Interview with Dr Maria Verena Peters (née Siebert)
Maria Verena Peters (née Siebert) studied British and American literary and cultural studies and comparative literary studies at Ruhr-University Bochum. She received her PhD in literary and cultural studies at the Siegen University. Her dissertation on Crossover Literature and Age in Crisis at the Turn of the 21st Century was first published in 2018 by universi. Currently, Dr Peters is coordinating a mentoring program for female scientists at FernUniversität in Hagen. Her research has been sponsored by the Fulbright Commission and the Kölner Gymnasial- and Stiftungsfond.
- Literature and Cultural Studies (North America and Great Britain)
- Language practice and creative writing
Of interest to
- Age Studies
- Fan Studies
- Gender Studies
- Harry Potter fans
- Twilight fans
Did you grow up with Harry Potter and the Twilight saga? What is your relationship to your dissertation topic?

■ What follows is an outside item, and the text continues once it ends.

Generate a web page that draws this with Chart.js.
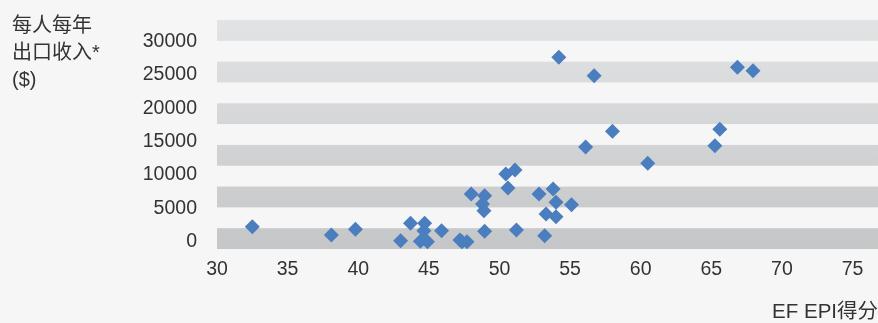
<!DOCTYPE html>
<html>
<head>
<meta charset="utf-8">
<script src="https://cdn.jsdelivr.net/npm/chart.js@4/dist/chart.umd.min.js"></script>
<style>
  html, body { margin: 0; padding: 0; background: #f6f6f6; }
  #wrap { width: 878px; height: 323px; }
</style>
</head>
<body>
<div id="wrap"><canvas id="c" width="878" height="323"></canvas></div>
<script>
// EF EPI score vs. export income per person
const epiScore = [32.5, 38.1, 39.8, 43.0, 43.7, 44.7, 44.65, 44.4, 44.9, 45.9,
  47.2, 47.7, 47.35, 48.0, 48.95, 48.8, 48.9, 48.95, 50.45, 51.1,
  50.6, 51.2, 52.8, 53.8, 54.0, 55.1, 53.3, 54.0, 53.2, 54.2,
  56.7, 58.0, 56.1, 60.5, 65.6, 65.25, 66.85, 67.95];
const exportIncome = [2250, 1000, 1850, 150, 2750, 2750, 1650, 75, 0, 1650,
  250, 0, 0, 7150, 6900, 5650, 4650, 1550, 10150, 10750,
  8050, 1750, 7150, 7900, 5900, 5550, 4150, 3750, 900, 27650,
  24900, 16550, 14200, 11750, 16850, 14400, 26150, 25650];
const xTicks = [30, 35, 40, 45, 50, 55, 60, 65, 70, 75];
const yTicks = [0, 5000, 10000, 15000, 20000, 25000, 30000];
const yTitleLines = ['每人每年', '出口收入*', '($)'];
const xTitle = 'EF EPI得分';

const FONT = '"Liberation Sans", Arial, "Noto Sans CJK SC", sans-serif';
const TEXT = '#333333';

const points = epiScore.map((x, i) => ({ x, y: exportIncome[i] }));

// page background, alternating shaded bands and the stacked axis title
const backdrop = {
  id: 'backdrop',
  beforeDraw(chart) {
    const { ctx, chartArea: a, width, height } = chart;
    ctx.save();
    ctx.fillStyle = '#f6f6f6';
    ctx.fillRect(0, 0, width, height);
    const rows = 11;
    const h = (a.bottom - a.top) / rows;
    const g = ctx.createLinearGradient(0, a.top, 0, a.bottom);
    g.addColorStop(0, '#e2e3e5');
    g.addColorStop(1, '#c5c6c8');
    ctx.fillStyle = g;
    for (let r = 0; r < rows; r += 2) {
      ctx.fillRect(a.left, a.top + r * h, a.right - a.left, h);
    }
    ctx.restore();
  },
  afterDraw(chart) {
    const { ctx } = chart;
    ctx.save();
    ctx.fillStyle = TEXT;
    ctx.font = '20px ' + FONT;
    ctx.textAlign = 'left';
    ctx.textBaseline = 'middle';
    yTitleLines.forEach((t, i) => ctx.fillText(t, 12, 26 + i * 27));
    ctx.restore();
  }
};

new Chart(document.getElementById('c'), {
  type: 'scatter',
  data: {
    datasets: [{
      data: points,
      pointStyle: 'rectRot',
      pointRadius: 7.5,
      pointHoverRadius: 7.5,
      backgroundColor: '#4a7ebf',
      borderWidth: 0,
      clip: false
    }]
  },
  options: {
    responsive: false,
    animation: false,
    events: [],
    layout: { autoPadding: false, padding: { top: 20, right: 0, left: 0, bottom: 0 } },
    plugins: { legend: { display: false }, tooltip: { enabled: false } },
    scales: {
      x: {
        type: 'linear',
        min: 30,
        max: 76.8,
        afterBuildTicks(s) { s.ticks = xTicks.map(v => ({ value: v })); },
        afterFit(s) { s.height = 74; s.paddingLeft = 0; s.paddingRight = 0; },
        grid: { display: false, drawTicks: false },
        border: { display: false },
        ticks: {
          color: TEXT, font: { family: FONT, size: 19.5 }, padding: 9,
          maxRotation: 0, autoSkip: false, callback: v => String(v)
        },
        title: {
          display: true,
          text: xTitle,
          align: 'end',
          color: TEXT,
          font: { family: FONT, size: 20.5, lineHeight: 1 },
          padding: { top: 0, bottom: 0 }
        }
      },
      y: {
        type: 'linear',
        min: -1095,
        max: 33255,
        afterBuildTicks(s) { s.ticks = yTicks.map(v => ({ value: v })); },
        afterFit(s) { s.width = 217; s.paddingTop = 0; s.paddingBottom = 0; },
        grid: { display: false, drawTicks: false },
        border: { display: false },
        ticks: {
          color: TEXT, font: { family: FONT, size: 19.5 }, padding: 20,
          autoSkip: false, callback: v => String(v)
        }
      }
    }
  },
  plugins: [backdrop]
});
</script>
</body>
</html>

I arrived at my dissertation topic mostly by chance and through my interest in gothic fiction. During a stay in the United Kingdom near the end of my Master’s programme, I bought a recently published vampire novel by a completely unknown author, “Twilight” by Stephenie Meyer. A few months later, back in Germany, I was quite surprised by the media attention this book and its fans received. The Harry Potter series seemed to me to be a fitting comparison. I was interested in how in both cases identities, especially with regard to age, were defined and negotiated over a single cultural product.
What does the term "kidult" mean in your dissertation?

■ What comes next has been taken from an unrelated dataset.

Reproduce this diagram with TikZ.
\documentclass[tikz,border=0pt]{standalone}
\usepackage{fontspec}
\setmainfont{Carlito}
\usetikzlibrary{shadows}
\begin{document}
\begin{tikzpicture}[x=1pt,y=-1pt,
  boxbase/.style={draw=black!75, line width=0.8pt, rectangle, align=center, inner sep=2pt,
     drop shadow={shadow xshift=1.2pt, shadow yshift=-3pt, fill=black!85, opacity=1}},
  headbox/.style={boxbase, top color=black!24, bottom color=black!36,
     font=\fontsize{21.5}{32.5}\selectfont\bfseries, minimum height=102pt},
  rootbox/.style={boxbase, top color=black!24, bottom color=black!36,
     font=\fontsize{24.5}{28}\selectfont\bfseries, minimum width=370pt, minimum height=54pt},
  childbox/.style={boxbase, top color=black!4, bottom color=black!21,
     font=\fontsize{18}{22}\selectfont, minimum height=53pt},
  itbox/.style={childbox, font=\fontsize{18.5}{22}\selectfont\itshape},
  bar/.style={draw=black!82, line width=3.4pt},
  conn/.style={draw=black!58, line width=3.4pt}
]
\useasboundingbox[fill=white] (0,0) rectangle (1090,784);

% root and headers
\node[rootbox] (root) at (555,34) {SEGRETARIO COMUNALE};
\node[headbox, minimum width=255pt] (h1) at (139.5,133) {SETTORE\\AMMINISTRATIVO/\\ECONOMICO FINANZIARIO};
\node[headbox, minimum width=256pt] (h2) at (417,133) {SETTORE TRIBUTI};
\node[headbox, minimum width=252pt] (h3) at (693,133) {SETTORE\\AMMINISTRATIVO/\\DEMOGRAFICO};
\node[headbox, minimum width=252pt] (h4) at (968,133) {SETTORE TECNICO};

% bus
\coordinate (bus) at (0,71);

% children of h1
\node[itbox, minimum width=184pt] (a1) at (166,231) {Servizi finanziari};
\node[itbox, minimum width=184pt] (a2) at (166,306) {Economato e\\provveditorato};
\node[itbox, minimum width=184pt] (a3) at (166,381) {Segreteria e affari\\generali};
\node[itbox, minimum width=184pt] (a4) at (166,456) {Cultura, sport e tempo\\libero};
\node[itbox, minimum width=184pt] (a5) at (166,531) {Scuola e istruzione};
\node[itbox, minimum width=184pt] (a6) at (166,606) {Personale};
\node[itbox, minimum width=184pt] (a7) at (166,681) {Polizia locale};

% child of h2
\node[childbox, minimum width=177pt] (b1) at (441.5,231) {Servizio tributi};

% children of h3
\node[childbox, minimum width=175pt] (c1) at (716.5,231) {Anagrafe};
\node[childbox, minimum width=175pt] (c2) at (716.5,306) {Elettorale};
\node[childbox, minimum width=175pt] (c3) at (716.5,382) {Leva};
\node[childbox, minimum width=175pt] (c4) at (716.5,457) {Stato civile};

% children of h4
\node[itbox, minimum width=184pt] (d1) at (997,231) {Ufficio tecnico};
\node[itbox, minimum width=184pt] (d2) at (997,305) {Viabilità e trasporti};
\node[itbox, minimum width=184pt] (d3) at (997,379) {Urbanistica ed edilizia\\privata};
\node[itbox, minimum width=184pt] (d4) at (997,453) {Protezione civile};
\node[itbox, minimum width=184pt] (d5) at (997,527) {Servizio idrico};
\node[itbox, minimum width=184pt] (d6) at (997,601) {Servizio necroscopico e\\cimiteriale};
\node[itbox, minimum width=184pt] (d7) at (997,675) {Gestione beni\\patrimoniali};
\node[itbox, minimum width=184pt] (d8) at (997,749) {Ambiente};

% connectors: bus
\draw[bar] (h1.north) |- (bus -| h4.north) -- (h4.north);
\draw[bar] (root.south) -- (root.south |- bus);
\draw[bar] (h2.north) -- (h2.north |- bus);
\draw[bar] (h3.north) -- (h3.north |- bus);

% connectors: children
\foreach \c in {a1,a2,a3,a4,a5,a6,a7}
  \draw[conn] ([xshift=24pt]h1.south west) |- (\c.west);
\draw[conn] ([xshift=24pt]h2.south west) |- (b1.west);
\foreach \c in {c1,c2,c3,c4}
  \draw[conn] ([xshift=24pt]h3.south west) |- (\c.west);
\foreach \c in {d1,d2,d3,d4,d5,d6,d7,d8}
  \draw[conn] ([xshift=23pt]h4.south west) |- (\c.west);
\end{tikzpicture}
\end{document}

Kidult is a blend word consisting of "kid" and "adult". It is used, mostly derogatorily, to describe adults who consume products that were originally intended for children. These adults are accused of refusing to "grow up" properly.
Do the books you study indicate a crisis of growing up?

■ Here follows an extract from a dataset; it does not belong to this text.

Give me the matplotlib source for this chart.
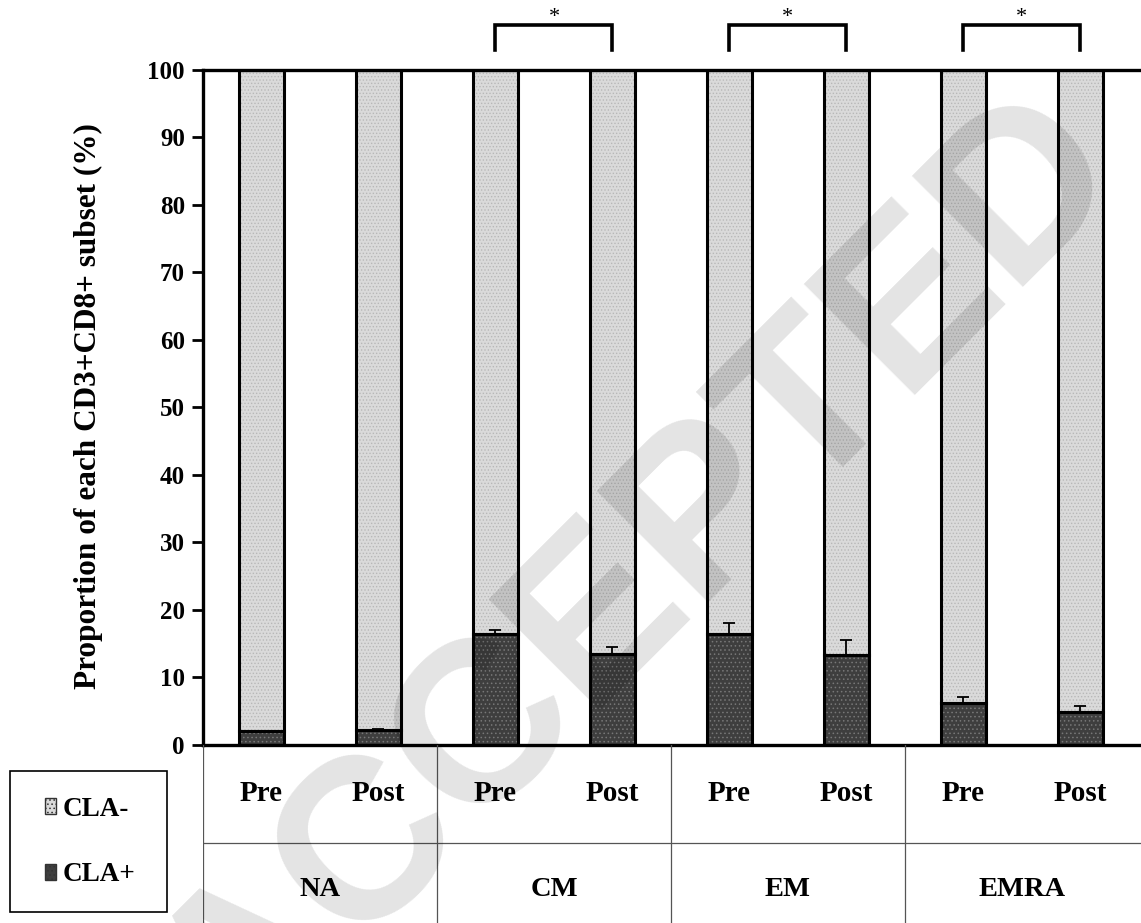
import numpy as np
import matplotlib
matplotlib.use("Agg")
import matplotlib.pyplot as plt
from matplotlib.patches import Patch, Rectangle

plt.rcParams['font.family'] = ['Liberation Serif', 'DejaVu Serif']
plt.rcParams['font.weight'] = 'bold'
plt.rcParams['hatch.linewidth'] = 0.6

groups = ['NA', 'CM', 'EM', 'EMRA']
timepoints = ['Pre', 'Post']
cla_pos = [2.1, 2.2, 16.4, 13.5, 16.4, 13.3, 6.2, 4.9]
cla_pos_err = [0.0, 0.2, 0.6, 1.0, 1.6, 2.2, 0.9, 0.9]
cla_neg = [100 - v for v in cla_pos]
sig_groups = ['CM', 'EM', 'EMRA']
yticks = list(range(0, 101, 10))

LIGHT = '#dadada'
DARK = '#3e3e3e'

fig = plt.figure(figsize=(11.41, 9.23), dpi=100)
ax = fig.add_axes([0.1779, 0.1929, 0.8203, 0.7313])
x = np.arange(len(cla_pos))
w = 0.39

# fills
ax.bar(x, cla_pos, w, color=DARK, linewidth=0, zorder=2)
ax.bar(x, cla_neg, w, bottom=cla_pos, color=LIGHT, linewidth=0, zorder=2)
# dotted texture
ax.bar(x, cla_pos, w, fill=False, hatch='....', edgecolor='#777777', linewidth=0, zorder=2.5)
ax.bar(x, cla_neg, w, bottom=cla_pos, fill=False, hatch='.....', edgecolor='#b8b8b8', linewidth=0, zorder=2.5)
# outlines
ax.bar(x, cla_pos, w, fill=False, edgecolor='black', linewidth=2.2, zorder=3)
ax.bar(x, cla_neg, w, bottom=cla_pos, fill=False, edgecolor='black', linewidth=2.2, zorder=3)

ax.errorbar(x, cla_pos, yerr=[np.zeros(len(x)), cla_pos_err], fmt='none',
            ecolor='black', elinewidth=1.3, capsize=4.5, capthick=1.3, zorder=4)

ax.set_xlim(-0.5, len(x) - 0.5)
ax.set_ylim(0, 100)
ax.set_yticks(yticks)
ax.set_yticklabels([str(t) for t in yticks], fontsize=18, fontweight='bold')
ax.set_xticks([])
ax.tick_params(axis='y', length=8, width=2, direction='out', pad=5)
for s in ['left', 'top', 'bottom']:
    ax.spines[s].set_linewidth(2.4)
ax.spines['right'].set_visible(False)
ax.set_ylabel('Proportion of each CD3+CD8+ subset (%)', fontsize=22.5,
              fontweight='bold')
ax.yaxis.set_label_coords(-0.107, 0.502)

# significance brackets
for g in sig_groups:
    i = groups.index(g) * 2
    ax.plot([i, i, i + 1, i + 1], [103, 106.7, 106.7, 103], color='black',
            linewidth=2.6, clip_on=False, solid_joinstyle='miter')
    ax.text(i + 0.5, 107.1, '*', ha='center', va='baseline', fontsize=16,
            fontweight='normal')

# table below the axis
tab = fig.add_axes([0.1779, 0.0, 0.8221, 0.1929])
tab.set_xlim(-0.5, -0.5 + 8 * 0.8221 / 0.8203)
tab.set_ylim(0, 2)
tab.axis('off')
tab.plot([-0.5, 8], [0.9, 0.9], color='#555555', linewidth=0.9)
for k in range(len(groups)):
    tab.plot([k * 2 - 0.5] * 2, [0, 2], color='#555555', linewidth=0.9)
    for j, tp in enumerate(timepoints):
        tab.text(k * 2 + j, 1.45, tp, ha='center', va='center', fontsize=21,
                 fontweight='bold')
    tab.text(k * 2 + 0.5, 0.38, groups[k], ha='center', va='center',
             fontsize=20.5, fontweight='bold')

# legend (box drawn separately)
W, H = 1141, 923
fig.patches.append(Rectangle((10 / W, 1 - 912 / H), 157 / W, 141 / H,
                             transform=fig.transFigure, fill=False,
                             edgecolor='black', linewidth=1.2))
handles = [Patch(facecolor=LIGHT, edgecolor='#333333', hatch='....', label='CLA-'),
           Patch(facecolor=DARK, edgecolor='#333333', hatch='....', label='CLA+')]
leg = fig.legend(handles=handles, loc='center', bbox_to_anchor=(90 / W, 1 - 842 / H),
                 frameon=False, fontsize=19.5,
                 handlelength=0.4, handleheight=0.55, handletextpad=0.25,
                 labelspacing=1.5, borderpad=0, borderaxespad=0)
for t in leg.get_texts():
    t.set_fontweight('bold')

# watermark
fig.text(0.561, 0.372, 'ACCEPTED', rotation=45, ha='center', va='center',
         fontsize=165, fontweight='bold', family='Liberation Sans', color='black',
         alpha=0.11, zorder=10)

fig.savefig('out.png', dpi=100)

In my analysis of the "kidult" discourse about the adult readers of Harry Potter and Twilight, I try to emphasize that the existence of so-called "kidults" does not indicate a crisis of growing up, but rather that the definition of growing up is subject to cultural change and has always been so. Looking more closely, it quickly becomes clear that growing up is not a natural, but a constructed process that is only part of other constructs or ideologies such as heteronormativity, patriarchy or capitalism. Those who stigmatize others as "kidults" usually do so, fearing a loss of their own privileges through this cultural change.